By Nicholas Kelsa
RECENTLY, I HAD THE OPPORTUNITY TO MEET with Hazel Park’s new Animal Control Officer, Jennifer Thomas, at the Hazel Park Animal Shelter at 24211 Couzens. The facility is well-maintained, and the residents are cats and dogs who are either surrendered by their owners or brought in by the Hazel Park police. Many of the animals turn out to be missing or lost. The facility is located inside the DPW yard, on the north side of the garage. The Hazel Park dog park is located directly next door (residents can purchase an annual pass for $25 from the City Clerk’s office at City Hall). “We encourage residents to use the dog park. It’s a great way for people to exercise with their pets.”
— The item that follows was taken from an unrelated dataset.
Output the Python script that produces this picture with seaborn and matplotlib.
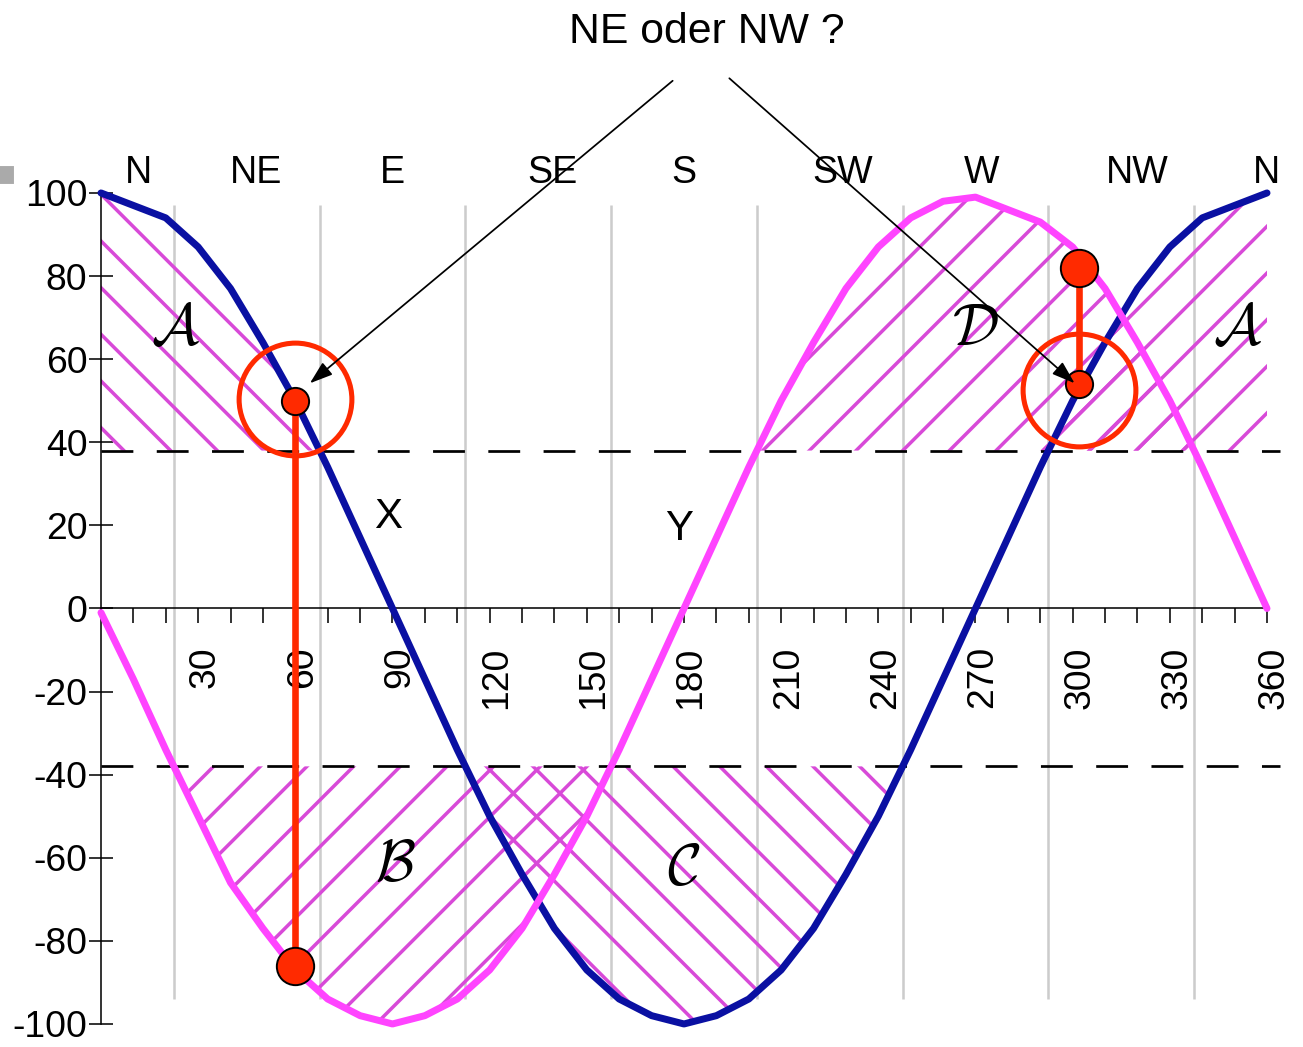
import matplotlib
matplotlib.use("Agg")
import matplotlib.pyplot as plt
import seaborn as sns
import numpy as np
import pandas as pd
from matplotlib.patches import Rectangle
from matplotlib.transforms import ScaledTranslation
from matplotlib.ticker import FixedLocator

# Winkel in Grad und die beiden Kurven
winkel = [0, 10, 20, 30, 40, 50, 60, 70, 80, 90, 100, 110, 120, 130, 140, 150, 160, 170, 180,
          190, 200, 210, 220, 230, 240, 250, 260, 270, 280, 290, 300, 310, 320, 330, 340, 350, 360]
blau = [100, 97, 94, 87, 77, 64, 50, 34, 17, 0, -17, -34, -50, -64, -77, -87, -94, -98, -100,
        -98, -94, -87, -77, -64, -50, -34, -17, 0, 17, 34, 50, 64, 77, 87, 94, 97, 100]
magenta = [-1, -17, -34, -50, -66, -77, -87, -94, -98, -100, -98, -94, -87, -77, -64, -50, -34, -17, 0,
           17, 34, 50, 64, 77, 87, 94, 98, 99, 96, 93, 87, 77, 64, 50, 34, 17, 0]

richtungen = ["N", "NE", "E", "SE", "S", "SW", "W", "NW", "N"]
richtung_x = [11.5, 48, 90, 139.5, 180, 229, 272, 320, 360]

sektor_grenzen = [22.5, 67.5, 112.5, 157.5, 202.5, 247.5, 292.5, 337.5]
schwelle = 38

x_major = [30, 60, 90, 120, 150, 180, 210, 240, 270, 300, 330, 360]
x_minor = [10, 20, 40, 50, 70, 80, 100, 110, 130, 140, 160, 170, 190, 200,
           220, 230, 250, 260, 280, 290, 310, 320, 340, 350]
y_ticks = [-100, -80, -60, -40, -20, 0, 20, 40, 60, 80, 100]

# Ablesungen NE / NW
ne_x, ne_oben, ne_unten = 60, 50, -86
nw_x, nw_oben, nw_unten = 302, 82, 54

# Flaechen-Beschriftungen
flaechen = [r"$\mathcal{A}$", r"$\mathcal{D}$", r"$\mathcal{A}$", r"$\mathcal{B}$", r"$\mathcal{C}$"]
flaechen_x = [23, 270, 351, 91, 180]
flaechen_y = [67, 67, 67, -62, -63]

BLAU = "#0a10a2"
MAGENTA = "#ff44ff"
SCHRAFFUR = "#d84ad8"
ROT = "#ff2a00"
DPI = 280

sns.set_style("white")
plt.rcParams["font.family"] = ["Liberation Sans", "DejaVu Sans"]
plt.rcParams["mathtext.fontset"] = "cm"
plt.rcParams["axes.unicode_minus"] = False
plt.rcParams["hatch.linewidth"] = 0.9
plt.rcParams["text.color"] = "black"
plt.rcParams["xtick.color"] = "black"
plt.rcParams["ytick.color"] = "black"

df = pd.DataFrame({"winkel": winkel, "blau": blau, "magenta": magenta})
w = np.array(winkel)
b = np.array(blau)
m = np.array(magenta)

fig = plt.figure(figsize=(1303 / DPI, 1047 / DPI), dpi=DPI)
ax = fig.add_axes([0.0775, 0.022, 0.9073, 0.7937])

# schraffierte Flaechen
ax.fill_between(w, schwelle, b, where=(b >= schwelle) & (w <= 180), interpolate=True,
                facecolor="none", edgecolor=SCHRAFFUR, hatch="\\\\", linewidth=0, zorder=1)
ax.fill_between(w, schwelle, b, where=(b >= schwelle) & (w >= 180), interpolate=True,
                facecolor="none", edgecolor=SCHRAFFUR, hatch="//", linewidth=0, zorder=1)
ax.fill_between(w, schwelle, m, where=m >= schwelle, interpolate=True,
                facecolor="none", edgecolor=SCHRAFFUR, hatch="//", linewidth=0, zorder=1)
ax.fill_between(w, -schwelle, m, where=m <= -schwelle, interpolate=True,
                facecolor="none", edgecolor=SCHRAFFUR, hatch="//", linewidth=0, zorder=1)
ax.fill_between(w, -schwelle, b, where=b <= -schwelle, interpolate=True,
                facecolor="none", edgecolor=SCHRAFFUR, hatch="\\\\", linewidth=0, zorder=1)

# Sektorgrenzen und Schwellen
ax.vlines(sektor_grenzen, -94, 97, color="#cccccc", lw=0.65, zorder=0.5)
ax.hlines([schwelle, -schwelle], 0, 364, color="black", lw=0.7,
          linestyles=[(0, (11.7, 8.6))], zorder=2)

# Kurven
sns.lineplot(data=df, x="winkel", y="blau", color=BLAU, lw=1.8, ax=ax, clip_on=False, zorder=3)
sns.lineplot(data=df, x="winkel", y="magenta", color=MAGENTA, lw=1.8, ax=ax, clip_on=False, zorder=3)

# Ablesungen
ax.plot([ne_x, ne_x], [ne_oben, ne_unten], color=ROT, lw=1.7, solid_capstyle="butt", zorder=4)
ax.plot([nw_x, nw_x], [nw_oben, nw_unten], color=ROT, lw=1.7, solid_capstyle="butt", zorder=4)
ax.plot([ne_x, nw_x], [ne_oben, nw_unten], "o", ms=7.0, mfc=ROT, mec="black", mew=0.5, ls="none", zorder=5)
ax.plot([ne_x, nw_x], [ne_unten, nw_oben], "o", ms=9.6, mfc=ROT, mec="black", mew=0.5, ls="none", zorder=5)
ax.plot([ne_x, nw_x], [50.4, 52.5], "o", ms=29, mfc="none", mec=ROT, mew=1.3, ls="none",
        zorder=5, clip_on=False)

# Frage und Pfeile
ax.text(187, 136.2, "NE oder NW ?", ha="center", va="baseline", fontsize=11)
for ziel, start in [((64.5, 54.2), (176.5, 127)), ((300.6, 54.2), (194, 127.6))]:
    ax.annotate("", xy=ziel, xytext=start, annotation_clip=False,
                arrowprops=dict(arrowstyle="-|>,head_length=0.5,head_width=0.17",
                                color="black", lw=0.45, shrinkA=0, shrinkB=0), zorder=6)

for name, xp in zip(richtungen, richtung_x):
    ax.text(xp, 102.5, name, ha="center", va="baseline", fontsize=9.7)

for name, xp, yp in zip(flaechen, flaechen_x, flaechen_y):
    ax.text(xp, yp, name, ha="center", va="center", fontsize=15, zorder=6)

ax.text(88.5, 19.3, "X", ha="center", va="baseline", fontsize=10.8)
ax.text(178.5, 16.4, "Y", ha="center", va="baseline", fontsize=10.8)

# Achsen
ax.set_xlim(0, 365)
ax.set_ylim(-100, 100)
ax.set_xlabel("")
ax.set_ylabel("")
for s in ["top", "right"]:
    ax.spines[s].set_visible(False)
ax.spines["bottom"].set_position(("data", 0))
ax.spines["bottom"].set_bounds(0, 360)
ax.spines["left"].set_bounds(-100, 100)
for s in ["bottom", "left"]:
    ax.spines[s].set_linewidth(0.4)
    ax.spines[s].set_color("black")

ax.xaxis.set_major_locator(FixedLocator(x_major))
ax.xaxis.set_minor_locator(FixedLocator(x_minor))
ax.set_xticklabels([str(v) for v in x_major], rotation=90)
ax.set_yticks(y_ticks)
ax.set_yticklabels([str(v) for v in y_ticks])
ax.tick_params(axis="x", which="both", direction="out", length=3.8, width=0.4,
               color="black", labelcolor="black", pad=5.9, labelsize=9.6, bottom=True)
ax.tick_params(axis="y", direction="inout", length=6.4, width=0.4, color="black",
               labelcolor="black", pad=0.3, labelsize=9.6, left=True)
versatz = ScaledTranslation(7 / DPI, 0, fig.dpi_scale_trans)
for lab in ax.get_xticklabels():
    lab.set_transform(lab.get_transform() + versatz)

# kleines graues Quadrat links oben
fig.patches.append(Rectangle((0, 1 - 182 / 1047), 12 / 1303, 14 / 1047,
                             transform=fig.transFigure, color="#aaaaaa"))

fig.savefig("out.png", dpi=DPI)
The pets which prove to be missing or lost stay at the shelter temporarily while the owner is located. The facility also coordinates veterinary services for injured animals who are then adopted out following recovery. Additionally, Hazel Park residents can report injured or lost animals by calling 248-5464096 and asking for Officer Thomas. After hours and for emergencies, residents can call 248-542-6161. The shelter also maintains an active Facebook presence, where photos of available adoptions can be viewed. The Hazel Park Police Department is another resource for residents to report problems to animal control, such as aggressive or neglected animals.
Officer Thomas holds a masters degree in zoology from MSU and worked at the Detroit Zoo for 15 years. She has also adopted two cats and is a lifelong animal lover. I asked her how she got into this line of work. “It’s the story that you hear from most people. I’ve always loved animals!” Thomas is also a mother of two daughters, Eve and Amber.
I also asked Officer Thomas what kinds of precautions pet owners can take to avoid losing their pets. “We definitely encourage microchips,” she said, and she mentioned that a lost cat had recently been returned from Hamtramck specifically because of a microchip implant. Officer Thomas also mentioned the importance of keeping pets on a leash when in public due to the various unexpected distractions. Dogs can very often run off when they see something interesting, particularly a squirrel or another dog.
WE DISCUSSED THE SHELTER’S VOLUNTEER PROGRAM, which is critical to the facility’s operations. “Our volunteers are how we get things done.” Volunteer shifts are typically one-two hours long, usually on nights and weekends. Volunteers must also be at least 18 years of age and pass a background check.
Most importantly, Officer Thomas wants residents to know that the shelter’s animals are well-cared-for and need to find loving homes. She makes sure the animal is a good fit for the interested family and the fee ranges from $40-$120 for adoption. The best way to begin the process of pet adoption is to visit the Shelter and fill out an adoption application (and visit with the pets of course).
Officer Thomas is a welcome addition to the Hazel Park community, and is providing valuable services to Hazel Park residents, and our most vulnerable pets.